Most Kent area residents know about the recent death of music superstar Prince. Although Prince was only 57-years-old when he died, it does not appear that he had an estate plan or a will to indicate how his property should be distributed.
Lots of people may find it surprising that Prince did not have an estate plan. Many assume that those who have a lot of assets have taken the time to work out what would happen to them upon their death. But celebrities are a lot like us and also don't want to think about an untimely death. Many people don't believe that an estate plan is necessary or they put off creating one until it is too late.
In Prince's case, if it is true that there isn't a will, 40 percent of his estate will go to taxes and another 16 percent will go to Minnesota taxes. He did not have a spouse or children, so the remainder of his estate will be divided between his siblings with whom he may not have had a close relationship. More than likely this will result in a family dispute, which is probably not what Prince would have wanted.

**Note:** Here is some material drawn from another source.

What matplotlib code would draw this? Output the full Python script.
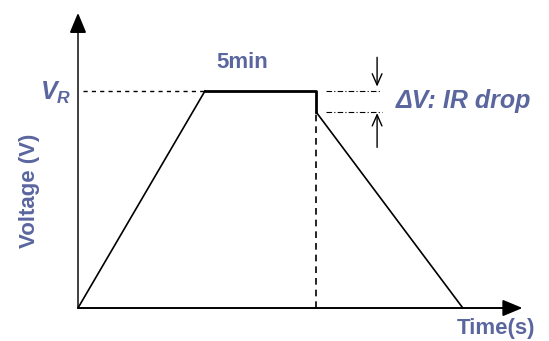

This same exact situation plays out in courtrooms across the United States every day. In order for families to avoid this situation there are a number of estate planning options available. First, a will can be created. This is a document that lists how a person's assets will be distributed upon death. A trust can also be created. The property that is placed in the trust automatically passes to beneficiaries if it is a revocable trust and minimizes exposure to probate.
In addition to a will and trust, health care directives and a power of attorney can also be a good addition to an estate plan. Many times family members are burdened with making important health care decisions without knowing what the person would want. This can be emotional and traumatizing, which is why a health care directive is so important. A designated power of attorney is also an important person. They can take over a person's affairs and finances when they are incapacitated. An estate plan is a cost effective way to ensure a family's legacy is protected.